Repudiate the national Debt? Ask yourself: What happens next? Huge numbers of Americans bought T-Bills for their retirement. Their retirement savings are wiped out. Foreign governments hold dollar reserves in Treasury bonds. The value of the dollar vanishes. Banks hold financial reserves in Treasury bonds. Those banks are insolvent; their doors close. The economy collapses. Furthermore, no one -- neither foreign governments nor our own citizens would be willing to lend the U.S. money again since by this point we would have established that we renege on our obligations.

My good friend Mike Badnarik always asks: 'Is it Constitutional?' No, repudiation is not constitutional. The 14th Amendment says so. And the opposition parties chant 'Repudiation is Theft'.

#2: Libertarian National Defense

*Ruwart*: Free trade is the best national defense we could ever have. No country bombs their trading partners. (page 77)

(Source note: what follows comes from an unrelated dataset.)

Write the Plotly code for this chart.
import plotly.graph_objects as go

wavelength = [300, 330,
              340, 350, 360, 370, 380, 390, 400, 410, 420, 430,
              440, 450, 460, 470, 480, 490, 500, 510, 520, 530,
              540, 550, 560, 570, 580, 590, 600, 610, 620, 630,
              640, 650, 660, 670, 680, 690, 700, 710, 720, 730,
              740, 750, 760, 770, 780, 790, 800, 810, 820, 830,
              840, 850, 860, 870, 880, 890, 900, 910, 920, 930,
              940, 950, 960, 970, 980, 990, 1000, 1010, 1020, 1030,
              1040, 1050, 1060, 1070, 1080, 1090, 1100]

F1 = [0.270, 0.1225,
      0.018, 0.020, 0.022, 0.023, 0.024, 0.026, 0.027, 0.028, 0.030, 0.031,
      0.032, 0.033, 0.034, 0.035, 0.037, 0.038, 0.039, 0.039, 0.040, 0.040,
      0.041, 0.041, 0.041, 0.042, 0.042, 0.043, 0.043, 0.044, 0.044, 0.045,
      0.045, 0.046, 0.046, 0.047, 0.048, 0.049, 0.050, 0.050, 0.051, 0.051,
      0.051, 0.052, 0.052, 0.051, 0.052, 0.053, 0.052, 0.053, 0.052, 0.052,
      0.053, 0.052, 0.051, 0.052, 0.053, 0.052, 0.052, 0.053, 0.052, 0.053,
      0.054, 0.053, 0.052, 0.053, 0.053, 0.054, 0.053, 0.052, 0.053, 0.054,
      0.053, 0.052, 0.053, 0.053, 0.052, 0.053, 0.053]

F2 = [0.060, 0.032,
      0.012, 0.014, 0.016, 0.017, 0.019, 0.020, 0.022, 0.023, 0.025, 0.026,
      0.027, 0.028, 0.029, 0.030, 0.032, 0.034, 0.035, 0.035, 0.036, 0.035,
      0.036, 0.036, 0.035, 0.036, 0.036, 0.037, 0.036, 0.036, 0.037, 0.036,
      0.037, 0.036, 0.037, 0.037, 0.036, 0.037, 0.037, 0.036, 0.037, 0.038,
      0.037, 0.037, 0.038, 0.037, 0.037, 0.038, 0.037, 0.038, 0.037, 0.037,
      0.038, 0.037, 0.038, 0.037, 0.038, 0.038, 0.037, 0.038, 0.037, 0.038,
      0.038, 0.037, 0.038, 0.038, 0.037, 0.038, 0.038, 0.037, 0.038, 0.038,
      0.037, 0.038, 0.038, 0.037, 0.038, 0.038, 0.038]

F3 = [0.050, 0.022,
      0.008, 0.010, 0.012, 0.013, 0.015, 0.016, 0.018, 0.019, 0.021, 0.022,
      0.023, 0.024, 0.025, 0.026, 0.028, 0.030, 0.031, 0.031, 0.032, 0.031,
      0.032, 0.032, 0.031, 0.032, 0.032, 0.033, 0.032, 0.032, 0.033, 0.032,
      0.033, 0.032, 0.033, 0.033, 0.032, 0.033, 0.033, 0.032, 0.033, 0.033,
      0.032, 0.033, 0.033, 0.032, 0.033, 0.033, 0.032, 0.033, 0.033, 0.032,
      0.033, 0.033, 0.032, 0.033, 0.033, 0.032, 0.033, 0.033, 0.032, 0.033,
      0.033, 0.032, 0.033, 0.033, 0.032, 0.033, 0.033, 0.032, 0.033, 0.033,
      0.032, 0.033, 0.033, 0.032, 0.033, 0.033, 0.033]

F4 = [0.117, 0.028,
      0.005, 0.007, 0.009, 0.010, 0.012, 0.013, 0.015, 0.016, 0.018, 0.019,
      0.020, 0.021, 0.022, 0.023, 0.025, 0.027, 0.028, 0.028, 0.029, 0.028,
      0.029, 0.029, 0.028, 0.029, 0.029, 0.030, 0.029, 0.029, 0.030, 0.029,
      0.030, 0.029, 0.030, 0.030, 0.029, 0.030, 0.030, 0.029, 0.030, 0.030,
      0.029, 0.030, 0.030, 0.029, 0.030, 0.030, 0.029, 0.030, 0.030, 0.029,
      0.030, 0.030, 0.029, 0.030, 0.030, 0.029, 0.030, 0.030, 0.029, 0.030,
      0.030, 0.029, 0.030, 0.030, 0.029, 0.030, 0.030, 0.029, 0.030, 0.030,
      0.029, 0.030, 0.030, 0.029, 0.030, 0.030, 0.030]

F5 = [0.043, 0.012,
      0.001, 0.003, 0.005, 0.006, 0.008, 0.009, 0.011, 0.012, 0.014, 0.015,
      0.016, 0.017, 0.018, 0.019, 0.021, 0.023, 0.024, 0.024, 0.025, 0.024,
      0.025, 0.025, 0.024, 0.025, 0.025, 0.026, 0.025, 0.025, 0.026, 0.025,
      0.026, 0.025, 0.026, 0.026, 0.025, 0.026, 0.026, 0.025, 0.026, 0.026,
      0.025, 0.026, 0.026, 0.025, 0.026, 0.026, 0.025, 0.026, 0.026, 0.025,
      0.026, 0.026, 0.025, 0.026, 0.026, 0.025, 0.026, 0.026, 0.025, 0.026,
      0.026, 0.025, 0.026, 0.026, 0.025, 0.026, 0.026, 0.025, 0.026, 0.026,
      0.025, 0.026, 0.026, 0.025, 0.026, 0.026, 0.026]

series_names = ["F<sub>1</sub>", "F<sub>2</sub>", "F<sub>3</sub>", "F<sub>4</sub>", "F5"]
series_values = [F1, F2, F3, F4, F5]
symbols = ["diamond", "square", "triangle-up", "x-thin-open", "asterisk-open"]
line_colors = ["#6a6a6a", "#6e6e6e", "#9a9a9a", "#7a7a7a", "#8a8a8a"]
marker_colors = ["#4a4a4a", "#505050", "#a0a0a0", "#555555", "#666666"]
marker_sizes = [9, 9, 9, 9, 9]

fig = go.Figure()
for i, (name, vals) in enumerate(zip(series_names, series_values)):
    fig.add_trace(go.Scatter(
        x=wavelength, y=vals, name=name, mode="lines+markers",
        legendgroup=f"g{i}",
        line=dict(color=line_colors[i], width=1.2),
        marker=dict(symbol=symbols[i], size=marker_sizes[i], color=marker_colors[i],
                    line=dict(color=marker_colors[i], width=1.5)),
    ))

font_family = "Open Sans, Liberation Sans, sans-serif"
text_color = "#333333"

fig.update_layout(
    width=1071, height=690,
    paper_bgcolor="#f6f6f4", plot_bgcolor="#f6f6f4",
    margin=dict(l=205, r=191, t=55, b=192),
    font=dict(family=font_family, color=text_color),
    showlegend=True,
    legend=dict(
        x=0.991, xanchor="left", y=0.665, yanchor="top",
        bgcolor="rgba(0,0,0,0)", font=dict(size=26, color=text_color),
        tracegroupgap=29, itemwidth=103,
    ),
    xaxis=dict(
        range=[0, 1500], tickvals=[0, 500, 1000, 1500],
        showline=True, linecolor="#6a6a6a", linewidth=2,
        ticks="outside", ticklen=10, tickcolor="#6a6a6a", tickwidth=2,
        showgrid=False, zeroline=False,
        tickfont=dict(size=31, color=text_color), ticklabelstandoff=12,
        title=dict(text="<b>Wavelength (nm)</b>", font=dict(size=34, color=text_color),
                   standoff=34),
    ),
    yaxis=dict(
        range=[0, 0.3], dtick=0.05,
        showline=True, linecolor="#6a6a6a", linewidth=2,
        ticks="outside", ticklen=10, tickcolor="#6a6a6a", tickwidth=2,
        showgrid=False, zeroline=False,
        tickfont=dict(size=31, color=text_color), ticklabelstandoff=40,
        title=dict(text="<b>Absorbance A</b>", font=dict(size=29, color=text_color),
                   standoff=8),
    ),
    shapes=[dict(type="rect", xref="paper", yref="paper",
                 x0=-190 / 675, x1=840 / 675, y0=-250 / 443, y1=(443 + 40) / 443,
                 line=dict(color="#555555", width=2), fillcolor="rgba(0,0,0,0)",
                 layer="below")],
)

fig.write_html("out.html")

*Phillies*: A real defense requires real defenses. Trade is no defense. Countries that trade with each other go to war regularly. A few examples:

Consider the Latin American countries attacked and occupied, sometimes repeatedly, by their major trade partner, the United States. World War I was fought between countries that had traded substantially with each other. In 1937, Japan invaded major trade partner China. In 1941, when Germany invaded Russia, and 1945, when
Russia invaded Manjukuo, each country attacked a major trading partner. In 1943, Italy declared war on Germany, which had been not only its largest trade partner but its primary military ally.

National defense requires a real national defense policy, such as the national defense policy that I have previously proposed [here].